Ho letto sul blog di don Tommaso Scicchitano, parroco a Cosenza, una bella lettera sul tema della violenza contro le donne, venuto alla ribalta di recente dopo la contestata presa di posizione di don Piero Corsi di Lerici. Don Tommaso si è rivolto proprio al confratello, cercando di andare alla radice della difficoltà ad avere un’immagine serena e positiva della femminilità.
Caro confratello leggo che ti sei fatto portatore di idee che vorrebbero giustificare, certamente in modo indiretto la violenza sulle donne. Secondo quanto a te attribuito le donne sarebbero delle provocatrici dell’eccesso maschile con i loro atteggiamenti.
Chissà cosa ti direbbe Gesù che seppe stare non solo vicino alle donne, ma addirittura nell’emblematico racconto lucano della prostituta a casa del fariseo Simone (Lc 7,36-50), si lasciò lavare, bagnare di lacrime, profumare e asciugare con i capelli i piedi; Gesù in quel gesto inequivocabilmente provocante, di natura erotico sessuale non ne colse gli effetti carnali, ma vi scovò tutto l’amore e lo ricambiò amando quella donna di amore fraterno. Questo brano mi interroga puntualmente, perché non so a te, ma a me le donne provocano tanti sentimenti, spesso contrastanti e trovare equilibrio così come ha fatto Gesù non è sempre facile.
È vero la colpa non è necessariamente nostra, buona parte è della nostra formazione. Spesso i seminari sono luoghi dove i sentimenti si tendono a reprimere e difficilmente ci viene offerta una educazione ai sentimenti. Peggio se ci si è nascosti anche agli occhi dei superiori, dietro un falso spirituale, fatto di merletti, cura devota e quasi maniacale della liturgia che sempre santa resta, ma così spesso svuotata dalla storia che vorrebbe redimere ed elevare. Non è sempre facile trovare tra i superiori uomini maturi affettivamente da cui prendere esempio, che sappiano indirizzare le nostre debolezze e che non coltivino fragili motivazioni.
Sì caro Piero, non è poi tutta colpa nostra se ancora questo celibato ecclesiastico facciamo fatica a viverlo in pienezza, fino allo sguardo di Cristo che sa guardare in ogni donna una sorella, una madre e una figlia. Ma continuo ad esser convinto che è il nostro sguardo a dover essere curato, perché altrimenti non ci sarebbe altra soluzione che far indossare dei burqa a ogni donna e forse manco basterebbe.

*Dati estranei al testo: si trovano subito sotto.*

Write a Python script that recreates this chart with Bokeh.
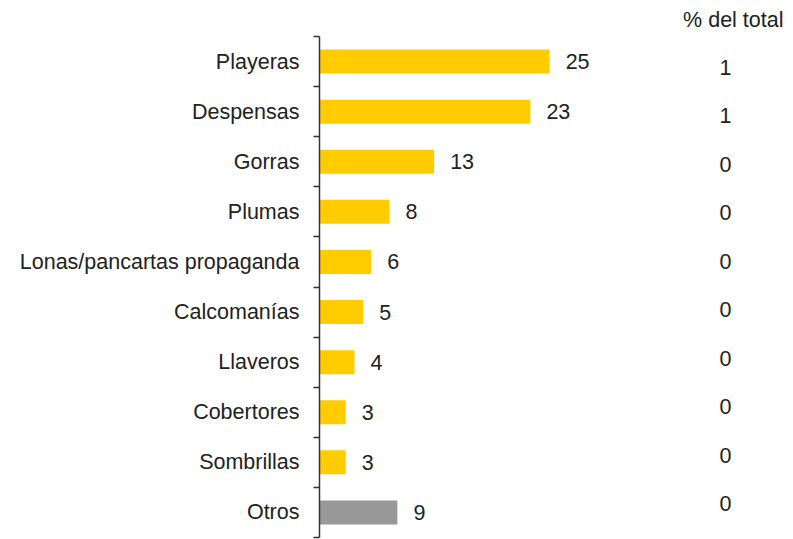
from bokeh.plotting import figure
from bokeh.models import (Range1d, LinearAxis, FixedTicker, ColumnDataSource,
                          Title)
from bokeh.core.properties import value
from bokeh.embed import file_html
from bokeh.resources import INLINE

categories = ["Playeras", "Despensas", "Gorras", "Plumas",
              "Lonas/pancartas propaganda", "Calcomanías", "Llaveros",
              "Cobertores", "Sombrillas", "Otros"]
bar_values = [26.3, 24.1, 13.1, 8.0, 5.9, 5.0, 4.0, 3.0, 3.0, 8.9]
value_labels = ["25", "23", "13", "8", "6", "5", "4", "3", "3", "9"]
pct_labels = ["1", "1", "0", "0", "0", "0", "0", "0", "0", "0"]
bar_colors = ["#FFCC00"] * 9 + ["#999999"]

FONT = "Liberation Sans"
FS = "21.5px"
TXT = "#222222"

n = len(categories)
centers = [i + 0.5 for i in range(n)]

src = ColumnDataSource(dict(y=centers, v=bar_values, lab=value_labels,
                            pct=pct_labels, c=bar_colors))

p = figure(width=793, height=539, output_backend="svg", toolbar_location=None,
           x_range=Range1d(0, 54.17), y_range=Range1d(n, 0),
           min_border_left=319, min_border_right=0, min_border_top=36,
           min_border_bottom=2, y_axis_location=None, x_axis_location=None)
p.outline_line_color = None
p.grid.visible = False
p.background_fill_color = "white"
p.border_fill_color = "white"

p.extra_y_ranges = {"pct": Range1d(10.2, -0.14)}

yaxis = LinearAxis(
    ticker=FixedTicker(ticks=centers, minor_ticks=list(range(n + 1))),
    major_label_overrides={c: cat for c, cat in zip(centers, categories)},
    major_tick_out=0, major_tick_in=0,
    minor_tick_out=6, minor_tick_in=0,
    minor_tick_line_color="#333333", axis_line_color="#333333",
    axis_line_width=1.5, minor_tick_line_width=1.5,
    major_label_standoff=14,
    major_label_text_font=FONT, major_label_text_font_size=FS,
    major_label_text_color=TXT)
p.add_layout(yaxis, "left")

p.hbar(y="y", left=0, right="v", height=0.48, color="c", line_color=None,
       source=src)
p.text(x="v", y="y", text="lab", x_offset=16, text_align="left",
       text_baseline="middle", text_font=value(FONT), text_font_size=FS,
       text_color=TXT, source=src)
p.text(x=46.4, y="y", text="pct", y_range_name="pct", text_align="center",
       text_baseline="middle", text_font=value(FONT), text_font_size=FS,
       text_color=TXT, source=src)

t = Title(text="% del total", align="right", text_font=FONT,
          text_font_size=FS, text_font_style="normal", text_color=TXT,
          offset=10)
p.add_layout(t, "above")

open("out.html", "w").write(file_html(p, INLINE))
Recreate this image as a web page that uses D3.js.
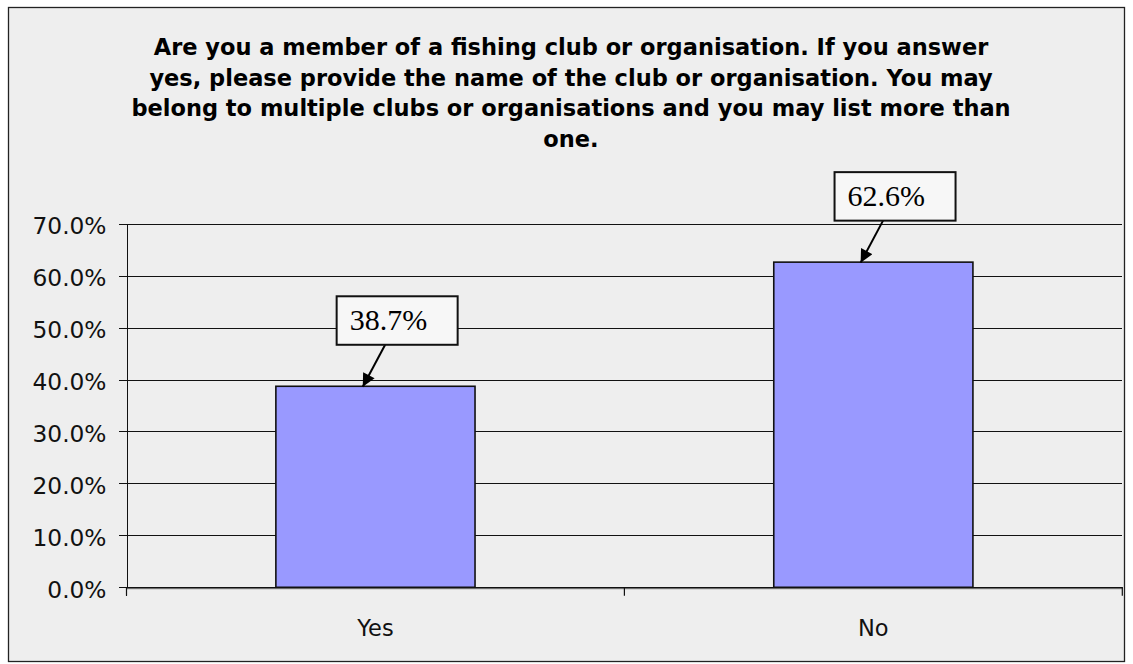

Non è del tutto colpa nostra se pur di sbandierare la tutela dei valori della famiglia una, sacra e inviolabile, ci siamo zittiti di fronte a chi il corpo delle donne lo ha prostituito ai propri fini economici, politici e culturali. A noi ci ha fatto paura e continua a farlo l’immagine dei cavalli cosacchi che si abbeverano alle fontane di Piazza San Pietro, i bambini mangiati a colazione dai comunisti, forse non abbiamo solo paura del cosacco, ma anche del corpo delle donne. Chi sa stuzzicare le nostre paure ci governa, e riesce anche a governare gli uomini di Chiesa, spingendo te fino a pubblicare quelle offese alle donne e provando implicitamente a zittire anche me.
Caro don Piero ti perdono per assenza di libertà e di piena avvertenza di ciò che facevi. Sai di cosa farei fatica ad assolverti? Noi preti che stiamo a contatto con Cristo vittima sacrificale dei nostri peccati, dovremmo riconoscerlo vittima nelle donne vittime del macismo e della misoginia. Pensa alle donne che sono vittime di stupri, e che fino ad oggi magari si son rivolte al segreto del nostro sacerdozio, immagine di ultimo appiglio di una mascolinità elevata nello spirito. Cosa si deve aspettare se vuole almeno sfogarsi con un sacerdote? Qualcuno che le indaghi come si veste di solito? Se ha provocato in qualche modo? Se cucina, lava o stira? Ti pare questo il modo di stare fianco a fianco a Cristo?
Don Piero fraternamente ti invito in questo periodo natalizio a riscoprire l’immagine sacra a noi tanto cara di Maria che allatta il bambino figlio di Dio. Quel seno scoperto, mi turba tanto. Mi fa pensare a quanto Dio in quel momento abbia avuto bisogno dell’integrità della persona di Maria, del suo cuore, del suo corpo, della sua mente. Aver devozione in Maria oggi significa condannare senza se e senza ma ogni violenza al corpo, al cuore e alle mente di ogni donna che per Gesù è sorella, madre e figlia.